- _The problem_
Only the lines between the line holding "Emit a Python" and the line holding "ax.set_facecolor('#def6fb')", both of those included, should be copied exactly; drop the pictures.

- _Records with drawing code_
┌──

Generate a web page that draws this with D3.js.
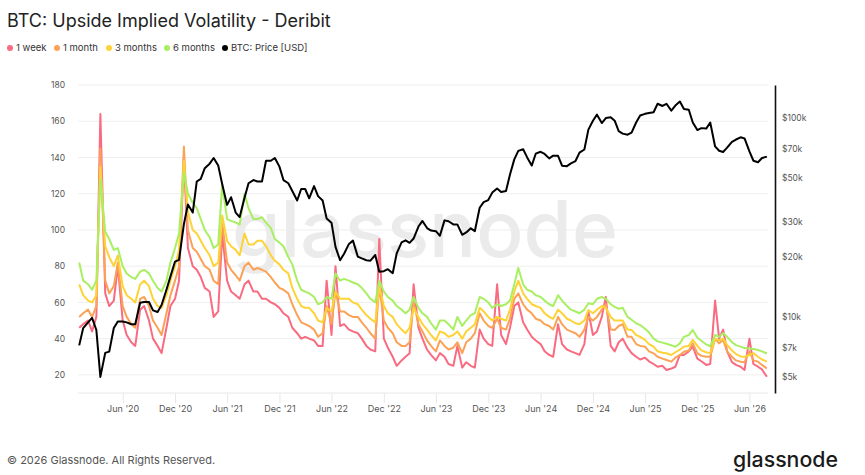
<!DOCTYPE html>
<html>
<head>
<meta charset="utf-8">
<script src="https://cdn.jsdelivr.net/npm/d3@7/dist/d3.min.js"></script>
<style>
    body { margin: 0; background: #fff; }
    svg { font-family: Inter, "Noto Sans", sans-serif; }
</style>
</head>
<body>
<div class="wrapper"></div>
<script>
// one value on the 1st and one on the 15th of every month, Jan 2020 -> Aug 2026
var firstMonth = new Date(2020, 0, 1);

var week1 = [
    46, 48, 50, 44, 52, 164, 65, 58, 61, 80, 50, 42, 38, 36, 56, 58, 50, 40, 36, 32, 46, 58, 62, 72,
    140, 90, 80, 78, 74, 68, 66, 52, 55, 98, 72, 66, 64, 62, 70, 72, 66, 66, 62, 62, 60, 59, 57, 54,
    52, 46, 43, 40, 41, 40, 39, 36, 36, 72, 42, 80, 47, 48, 45, 44, 43, 40, 36, 34, 33, 95, 40, 35,
    30, 25, 28, 30, 32, 70, 46, 40, 34, 31, 28, 32, 30, 26, 25, 36, 24, 27, 25, 24, 45, 40, 37, 36,
    70, 42, 37, 46, 58, 60, 49, 45, 41, 39, 37, 33, 31, 30, 48, 37, 34, 33, 32, 31, 37, 55, 42, 44,
    52, 63, 36, 33, 38, 40, 35, 32, 30, 28.5, 29.5, 27.5, 26, 24.5, 25, 22.7, 23.5, 24.5, 31, 31, 33, 35.6, 29, 27.5,
    25.5, 26, 61, 40, 45, 33, 27, 25.5, 24.5, 22.7, 40, 26, 24.5, 23, 19
];
var month1 = [
    52, 54, 56, 52, 58, 145, 72, 65, 69, 82, 58, 52, 48, 46, 62, 63, 58, 50, 46, 42, 54, 64, 72, 80,
    146, 100, 90, 88, 84, 80, 78, 72, 70, 104, 82, 78, 75, 72, 80, 82, 78, 79, 78, 77, 74, 71, 68, 67,
    65, 59, 53, 49, 48, 47, 45, 41, 43, 58, 48, 66, 55, 55, 53, 52, 52, 49, 46, 43, 40, 69, 50, 46,
    43, 38, 36, 36, 38, 60, 48, 44, 39, 36, 33, 39, 36, 34, 35, 38, 32, 38, 40, 43, 54, 50, 47, 46,
    51, 46, 45, 51, 62, 65, 59, 56, 54, 51, 50, 48, 47, 45, 52, 48, 45, 44, 43, 41, 45, 52, 50, 52,
    56, 59, 45, 44.8, 47, 48, 41, 41, 37, 36, 35.6, 33, 31.9, 30, 29, 28.2, 27.3, 29.5, 31, 32.8, 33.5, 37.4, 32, 30.5,
    30, 30, 40, 37.4, 39.3, 33, 30, 28, 27.3, 27, 33, 28, 27.3, 25.5, 23.5
];
var months3 = [
    70, 64, 61, 60, 64, 135, 91, 85, 80, 86, 69, 64, 62, 60, 70, 72, 69, 62, 58, 57, 64, 72, 80, 89,
    138, 110, 100, 98, 94, 90, 86, 80, 82, 108, 94, 91, 89, 86, 98, 92, 92, 94, 94, 91, 86, 83, 81, 78,
    76, 68, 62, 58, 57, 57, 54, 50, 49, 57, 55, 66, 62, 62, 62, 60, 59, 56, 53, 51, 49, 69, 58, 54,
    52, 48, 45, 43, 46, 57, 52, 48, 45, 42, 39, 44, 43, 41, 42, 44, 40, 44, 46, 48, 57, 55, 52, 50,
    52, 51, 50, 56, 66, 72, 65, 62, 59, 58, 57, 54, 52, 51, 56, 54, 51, 50, 48.5, 48, 50, 55.8, 54, 56,
    58, 57, 52, 50, 50, 50, 45, 44.8, 42, 41, 39.3, 37, 35.6, 33, 32.2, 31.9, 31, 32.5, 34, 35.6, 36, 39.3, 36, 33.5,
    32.5, 32, 40, 39, 40, 36.5, 33.5, 31.5, 30.2, 30, 31, 32, 30, 28.5, 27.3
];
var months6 = [
    82, 72, 70, 67, 72, 128, 99, 95, 89, 90, 80, 76, 74, 73, 77, 78, 76, 72, 68, 66, 72, 82, 90, 98,
    132, 120, 115, 112, 106, 100, 96, 90, 92, 125, 106, 105, 104, 103, 120, 112, 106, 106, 107, 104, 101, 95, 93, 91,
    85, 81, 72, 67, 66, 65, 63, 59, 60, 63, 62, 76, 72, 73, 72, 71, 70, 68, 65, 62, 60, 72, 66, 63,
    61, 58, 56, 54, 56, 63, 57, 54, 52, 48.5, 45, 50, 50, 48, 45, 52, 47, 50, 53, 54, 63, 62, 60, 57,
    59, 58, 59, 61, 70, 79, 70, 67, 66, 64, 63, 61, 59, 58, 64, 61, 58, 56, 55, 54, 56, 59.5, 59, 62,
    63, 62, 59, 57.5, 56.5, 57, 52, 50.4, 48.5, 47.5, 45.5, 43.5, 40, 38.5, 37.8, 37.2, 36.4, 35.5, 37.4, 41, 42, 44.8, 40.5, 38.8,
    36.8, 35.8, 42, 41, 43, 41, 38, 36.4, 35.6, 34.8, 34.6, 34.3, 33.7, 33, 31.8
];
var btcPrice = [
    7200, 8800, 9400, 9900, 8600, 5000, 6600, 6700, 8800, 9500, 9500, 9400, 9200, 9200, 11800, 11900, 11900, 10800, 10600, 11500, 13700, 16000, 19000, 19400,
    29300, 36800, 33500, 48000, 49500, 56000, 59000, 63000, 57800, 46500, 36600, 40000, 33500, 31800, 39800, 47000, 48800, 48000, 48000, 61000, 61000, 63000, 57000, 48800,
    47000, 43000, 38500, 44000, 44000, 39500, 45500, 40500, 38500, 31300, 29800, 22500, 19300, 20800, 23300, 24200, 20100, 19700, 19300, 19200, 20500, 16900, 17000, 17400,
    16600, 20900, 23700, 24300, 23600, 24800, 28500, 30400, 28000, 27200, 27000, 25600, 30600, 30300, 29200, 29200, 25900, 26600, 27900, 27000, 35400, 37800, 38700, 42200,
    44200, 42500, 43000, 52000, 62000, 68400, 69700, 63400, 57700, 66200, 67700, 66000, 62700, 64700, 64600, 57600, 57300, 59200, 60800, 67000, 69500, 87500, 97000, 104000,
    94400, 100000, 101000, 97000, 86000, 83500, 82500, 84500, 95000, 103000, 105000, 106000, 107000, 118000, 115000, 118000, 109000, 115500, 121000, 111000, 110000, 95000, 87000, 89000,
    88500, 95000, 72000, 68500, 67500, 71000, 76000, 78000, 80000, 79000, 68000, 61000, 60000, 63000, 64000
];

var seriesNames = ["1 week", "1 month", "3 months", "6 months", "BTC: Price [USD]"];
var seriesColors = ["#f96b80", "#fba257", "#fdd337", "#a9ef62", "#000000"];

var xTickDates = ["2020-06-01", "2020-12-01", "2021-06-01", "2021-12-01", "2022-06-01", "2022-12-01",
    "2023-06-01", "2023-12-01", "2024-06-01", "2024-12-01", "2025-06-01", "2025-12-01", "2026-06-01"];
var xTickLabels = ["Jun '20", "Dec '20", "Jun '21", "Dec '21", "Jun '22", "Dec '22", "Jun '23",
    "Dec '23", "Jun '24", "Dec '24", "Jun '25", "Dec '25", "Jun '26"];
var volTicks = [20, 40, 60, 80, 100, 120, 140, 160, 180];
var priceTicks = [5000, 7000, 10000, 20000, 30000, 50000, 70000, 100000];
var priceLabels = ["$5k", "$7k", "$10k", "$20k", "$30k", "$50k", "$70k", "$100k"];

var dates = btcPrice.map(function (d, i) {
    return new Date(firstMonth.getFullYear(), firstMonth.getMonth() + Math.floor(i / 2), i % 2 ? 15 : 1);
});

var svg = d3.select(".wrapper").append("svg")
    .attr("width", 865)
    .attr("height", 475);

var x = d3.scaleTime()
    .domain([new Date(2020, 0, 1), new Date(2026, 7, 6)])
    .range([79.2, 768.3]);
var yVol = d3.scaleLinear().domain([10, 180]).range([393, 85]);
var yPrice = d3.scaleLog().domain([4150, 146600]).range([393, 85]);

// title + legend
svg.append("text")
    .attr("x", 7).attr("y", 27)
    .style("font-size", "18px")
    .style("fill", "#222")
    .text("BTC: Upside Implied Volatility - Deribit");

var legendX = [10, 57, 109, 167, 225];
var legend = svg.append("g").selectAll("g")
    .data(seriesNames)
    .enter().append("g")
    .attr("transform", function (d, i) { return "translate(" + legendX[i] + ",48)"; });
legend.append("circle").attr("r", 3).style("fill", function (d, i) { return seriesColors[i]; });
legend.append("text")
    .attr("x", 6).attr("dy", "0.35em")
    .style("font-size", "9.5px")
    .style("fill", "#333")
    .text(function (d) { return d; });

// grid
svg.append("g").selectAll("line")
    .data(volTicks)
    .enter().append("line")
    .attr("x1", 78).attr("x2", 768)
    .attr("y1", function (d) { return yVol(d); })
    .attr("y2", function (d) { return yVol(d); })
    .style("stroke", "#eeeeee");

// watermark
svg.append("text")
    .attr("x", 425).attr("y", 257)
    .attr("text-anchor", "middle")
    .attr("textLength", 386)
    .attr("lengthAdjust", "spacingAndGlyphs")
    .style("font-size", "78px")
    .style("font-weight", 500)
    .style("fill", "#ebebeb")
    .text("glassnode");

// axes
var xAxis = svg.append("g")
    .attr("transform", "translate(0,393)")
    .call(d3.axisBottom(x)
        .tickValues(xTickDates.map(function (d) { return d3.timeParse("%Y-%m-%d")(d); }))
        .tickFormat(function (d, i) { return xTickLabels[i]; })
        .tickSize(10).tickSizeOuter(0).tickPadding(3));
xAxis.select(".domain").attr("d", "M78,0H768").style("stroke", "#e8e8e8");
xAxis.selectAll(".tick line").style("stroke", "#e8e8e8");
xAxis.selectAll("text").style("font-size", "9px").style("fill", "#555").style("font-family", "Inter, sans-serif");

var leftAxis = svg.append("g")
    .attr("transform", "translate(78,0)")
    .call(d3.axisLeft(yVol).tickValues(volTicks).tickSize(0).tickPadding(13));
leftAxis.select(".domain").remove();
leftAxis.selectAll("text").style("font-size", "8.5px").style("fill", "#555").style("font-family", "Inter, sans-serif");

var rightAxis = svg.append("g")
    .attr("transform", "translate(775,0)")
    .call(d3.axisRight(yPrice).tickValues(priceTicks)
        .tickFormat(function (d, i) { return priceLabels[i]; })
        .tickSize(0).tickSizeOuter(0).tickPadding(7));
rightAxis.select(".domain").style("stroke", "#111").style("stroke-width", 1.6);
rightAxis.selectAll("text").style("font-size", "8.5px").style("fill", "#555").style("font-family", "Inter, sans-serif");

// lines
var volLine = d3.line()
    .x(function (d, i) { return x(dates[i]); })
    .y(function (d) { return yVol(d); });

var volSeries = [week1, month1, months3, months6];
svg.append("g").selectAll("path")
    .data(volSeries)
    .enter().append("path")
    .attr("d", volLine)
    .style("fill", "none")
    .style("stroke", function (d, i) { return seriesColors[i]; })
    .style("stroke-width", 2)
    .style("stroke-linejoin", "round");

var priceLine = d3.line()
    .x(function (d, i) { return x(dates[i]); })
    .y(function (d) { return yPrice(d); });

svg.append("path")
    .datum(btcPrice)
    .attr("d", priceLine)
    .style("fill", "none")
    .style("stroke", "#000")
    .style("stroke-width", 2)
    .style("stroke-linejoin", "round");

// footer
svg.append("text")
    .attr("x", 7).attr("y", 464)
    .style("font-size", "11px")
    .style("fill", "#555")
    .text("\u00a9 2026 Glassnode. All Rights Reserved.");

svg.append("text")
    .attr("x", 733).attr("y", 467)
    .attr("textLength", 105)
    .attr("lengthAdjust", "spacingAndGlyphs")
    .style("font-size", "21px")
    .style("font-weight", 500)
    .style("fill", "#1a1a1a")
    .text("glassnode");
</script>
</body>
</html>
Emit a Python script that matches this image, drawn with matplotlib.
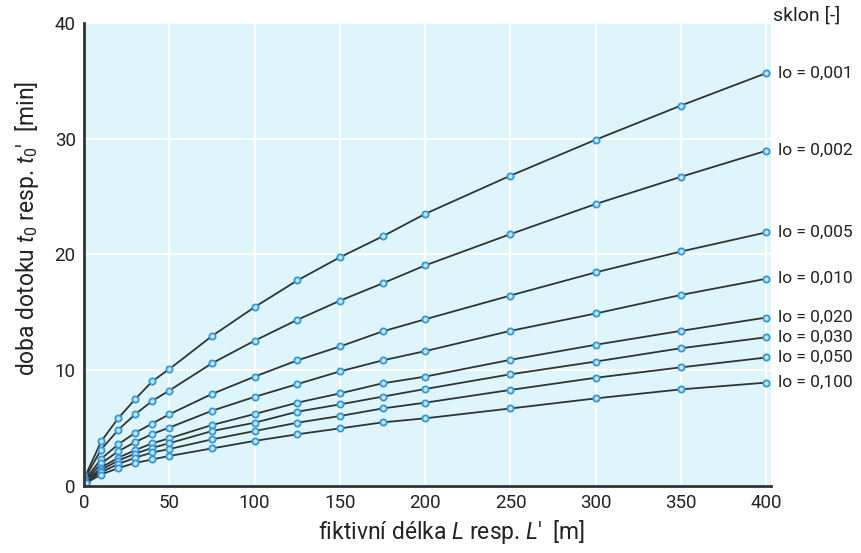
import matplotlib
matplotlib.use("Agg")
import matplotlib.pyplot as plt

plt.rcParams['font.family'] = ['Roboto', 'DejaVu Sans']
plt.rcParams['mathtext.fontset'] = 'custom'
plt.rcParams['mathtext.rm'] = 'Roboto'
plt.rcParams['mathtext.it'] = 'Roboto:italic'

# fiktivni delka L [m]
delka = [0, 1, 10, 20, 30, 40, 50, 75, 100, 125, 150, 175, 200, 250, 300, 350, 400]

# doba dotoku t0 [min] for each slope
sklony = ["0,001", "0,002", "0,005", "0,010", "0,020", "0,030", "0,050", "0,100"]
t_0001 = [0, 0.95, 3.85, 5.85, 7.5, 9.05, 10.1, 12.95, 15.45, 17.75, 19.75, 21.55, 23.5, 26.8, 29.9, 32.85, 35.65]
t_0002 = [0, 0.8, 3.15, 4.85, 6.2, 7.35, 8.25, 10.6, 12.55, 14.35, 16.0, 17.5, 19.05, 21.75, 24.35, 26.7, 28.95]
t_0005 = [0, 0.6, 2.35, 3.6, 4.6, 5.4, 6.2, 7.95, 9.45, 10.85, 12.05, 13.35, 14.4, 16.45, 18.45, 20.25, 21.9]
t_0010 = [0, 0.5, 1.95, 3.0, 3.8, 4.5, 5.05, 6.5, 7.7, 8.8, 9.9, 10.85, 11.65, 13.4, 14.9, 16.5, 17.9]
t_0020 = [0, 0.4, 1.6, 2.45, 3.1, 3.7, 4.12, 5.27, 6.22, 7.2, 8.0, 8.87, 9.45, 10.9, 12.2, 13.4, 14.55]
t_0030 = [0, 0.35, 1.4, 2.2, 2.8, 3.3, 3.7, 4.75, 5.47, 6.42, 7.05, 7.72, 8.38, 9.65, 10.75, 11.9, 12.85]
t_0050 = [0, 0.3, 1.2, 1.9, 2.45, 2.9, 3.2, 4.03, 4.75, 5.47, 6.05, 6.7, 7.2, 8.3, 9.35, 10.25, 11.1]
t_0100 = [0, 0.25, 1.0, 1.55, 2.0, 2.3, 2.6, 3.25, 3.9, 4.47, 4.98, 5.5, 5.85, 6.7, 7.57, 8.35, 8.93]
krivky = [t_0001, t_0002, t_0005, t_0010, t_0020, t_0030, t_0050, t_0100]

fig = plt.figure(figsize=(8.62, 5.53), dpi=100)
ax = fig.add_axes([0.0975, 0.121, 0.7975, 0.838])
ax.set_facecolor('#def6fb')

for t, s in zip(krivky, sklony):
    ax.plot(delka, t, color='#2f3434', lw=1.3, zorder=3,
            marker='o', ms=4.5, mfc='#bfe6f7', mec='#3597d6', mew=1.3)
    ax.text(407, t[-1], "lo = " + s, fontsize=12.5, va='center', ha='left',
            color='#222222', clip_on=False)

ax.text(404, 40.6, "sklon [-]", fontsize=14, va='center', ha='left', color='#222222')

ax.set_xlim(0, 403)
ax.set_ylim(0, 40)
ax.set_xticks(range(0, 401, 50))
ax.set_yticks(range(0, 41, 10))
ax.grid(True, color='white', lw=1.5, zorder=1)
ax.set_axisbelow(True)
ax.tick_params(length=0, labelsize=13.5, colors='#222222', pad=6)

for side in ['top', 'right']:
    ax.spines[side].set_visible(False)
for side in ['left', 'bottom']:
    ax.spines[side].set_linewidth(2)
    ax.spines[side].set_color('#333333')
    ax.spines[side].set_zorder(4)

ax.set_xlabel(r"fiktivní délka $\mathit{L}$ resp. $\mathit{L}$'  [m]", fontsize=16.5,
              color='#222222')
ax.set_ylabel(r"doba dotoku $\mathit{t_0}$ resp. $\mathit{t_0}$'  [min]", fontsize=16.5,
              color='#222222')
ax.xaxis.set_label_coords(0.535, -0.068)
ax.yaxis.set_label_coords(-0.083, 0.555)
ax.yaxis.label.set_va('center')

fig.savefig('out.png', dpi=100)
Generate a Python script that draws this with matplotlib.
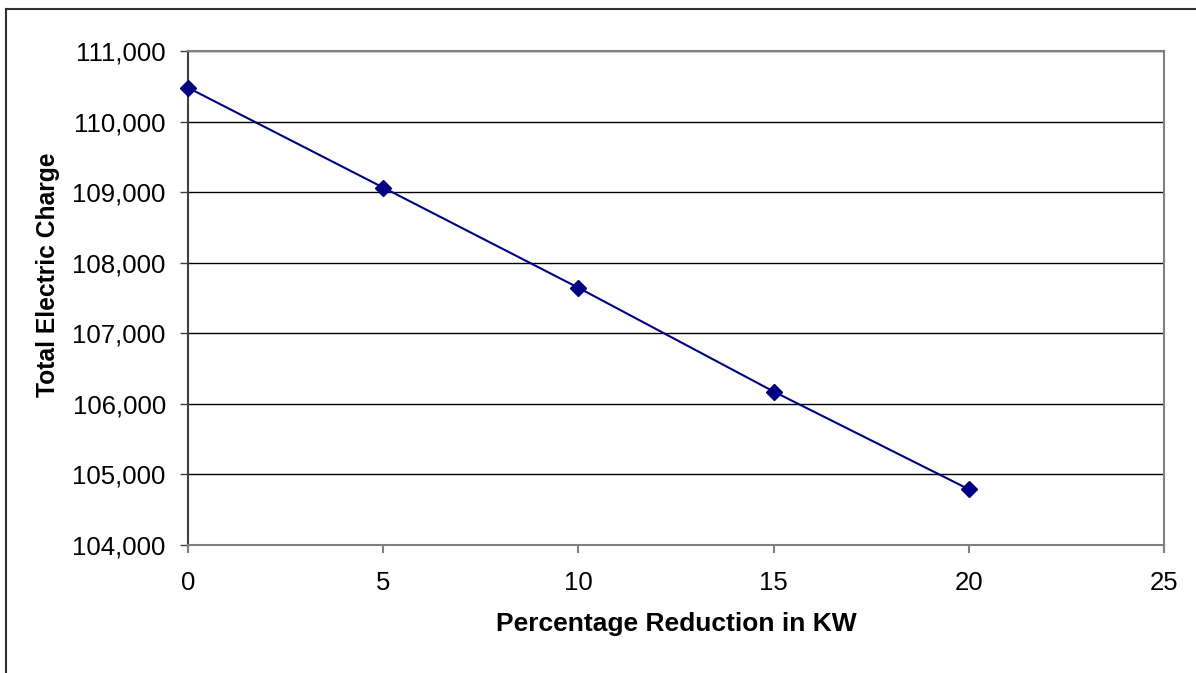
"""Total electric charge versus percentage reduction in KW."""

import matplotlib

matplotlib.use("Agg")
import matplotlib.pyplot as plt
from matplotlib.lines import Line2D
from matplotlib.ticker import FuncFormatter, MultipleLocator

reduction_pct = [0, 5, 10, 15, 20]
total_charge = [110480, 109065, 107645, 106175, 104790]

x_ticks = [0, 5, 10, 15, 20, 25]
y_min, y_max = 104000, 111000

plt.rcParams["font.family"] = ["Liberation Sans", "DejaVu Sans"]

fig = plt.figure(figsize=(11.96, 6.73), dpi=100)
ax = fig.add_axes([0.1572, 0.1902, 0.8160, 0.7340])

ax.plot(reduction_pct, total_charge, color="#000080", linewidth=1.5,
        marker="D", markersize=8, markerfacecolor="#000080",
        markeredgecolor="#000080", zorder=3, clip_on=False)

ax.set_xlim(0, 25)
ax.set_ylim(y_min, y_max)
ax.set_xticks(x_ticks)
ax.yaxis.set_major_locator(MultipleLocator(1000))
ax.yaxis.set_major_formatter(FuncFormatter(lambda v, _: f"{int(v):,}"))

# horizontal gridlines only
ax.grid(axis="y", color="black", linewidth=1.0)
ax.set_axisbelow(True)

for side in ("top", "right", "bottom"):
    ax.spines[side].set_color("#808080")
    ax.spines[side].set_linewidth(1.5)
ax.spines["left"].set_color("#404040")
ax.spines["left"].set_linewidth(1.5)

ax.tick_params(axis="x", direction="out", length=6, width=1.5, color="#808080",
               pad=13, labelsize=18.5)
ax.tick_params(axis="y", direction="out", length=6, width=1.0, color="#404040",
               pad=10, labelsize=18.5)

ax.set_xlabel("Percentage Reduction in KW", fontsize=19, fontweight="bold", labelpad=12)
ax.set_ylabel("Total Electric Charge", fontsize=17.7, fontweight="bold")
ax.yaxis.set_label_coords(-0.131, 0.547)

# chart area frame, running off the right and bottom edges
frame_x = 6 / 1196
frame_y = 1 - 9 / 673
fig.add_artist(Line2D([frame_x, frame_x], [0, frame_y], transform=fig.transFigure,
                      color="#303030", linewidth=1.5))
fig.add_artist(Line2D([frame_x, 1], [frame_y, frame_y], transform=fig.transFigure,
                      color="#303030", linewidth=1.5))

fig.savefig("out.png", dpi=100, facecolor="white")
plt.close(fig)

└──

- _The solution_
Emit a Python script that matches this image, drawn with matplotlib.
import matplotlib
matplotlib.use("Agg")
import matplotlib.pyplot as plt

plt.rcParams['font.family'] = ['Roboto', 'DejaVu Sans']
plt.rcParams['mathtext.fontset'] = 'custom'
plt.rcParams['mathtext.rm'] = 'Roboto'
plt.rcParams['mathtext.it'] = 'Roboto:italic'

# fiktivni delka L [m]
delka = [0, 1, 10, 20, 30, 40, 50, 75, 100, 125, 150, 175, 200, 250, 300, 350, 400]

# doba dotoku t0 [min] for each slope
sklony = ["0,001", "0,002", "0,005", "0,010", "0,020", "0,030", "0,050", "0,100"]
t_0001 = [0, 0.95, 3.85, 5.85, 7.5, 9.05, 10.1, 12.95, 15.45, 17.75, 19.75, 21.55, 23.5, 26.8, 29.9, 32.85, 35.65]
t_0002 = [0, 0.8, 3.15, 4.85, 6.2, 7.35, 8.25, 10.6, 12.55, 14.35, 16.0, 17.5, 19.05, 21.75, 24.35, 26.7, 28.95]
t_0005 = [0, 0.6, 2.35, 3.6, 4.6, 5.4, 6.2, 7.95, 9.45, 10.85, 12.05, 13.35, 14.4, 16.45, 18.45, 20.25, 21.9]
t_0010 = [0, 0.5, 1.95, 3.0, 3.8, 4.5, 5.05, 6.5, 7.7, 8.8, 9.9, 10.85, 11.65, 13.4, 14.9, 16.5, 17.9]
t_0020 = [0, 0.4, 1.6, 2.45, 3.1, 3.7, 4.12, 5.27, 6.22, 7.2, 8.0, 8.87, 9.45, 10.9, 12.2, 13.4, 14.55]
t_0030 = [0, 0.35, 1.4, 2.2, 2.8, 3.3, 3.7, 4.75, 5.47, 6.42, 7.05, 7.72, 8.38, 9.65, 10.75, 11.9, 12.85]
t_0050 = [0, 0.3, 1.2, 1.9, 2.45, 2.9, 3.2, 4.03, 4.75, 5.47, 6.05, 6.7, 7.2, 8.3, 9.35, 10.25, 11.1]
t_0100 = [0, 0.25, 1.0, 1.55, 2.0, 2.3, 2.6, 3.25, 3.9, 4.47, 4.98, 5.5, 5.85, 6.7, 7.57, 8.35, 8.93]
krivky = [t_0001, t_0002, t_0005, t_0010, t_0020, t_0030, t_0050, t_0100]

fig = plt.figure(figsize=(8.62, 5.53), dpi=100)
ax = fig.add_axes([0.0975, 0.121, 0.7975, 0.838])
ax.set_facecolor('#def6fb')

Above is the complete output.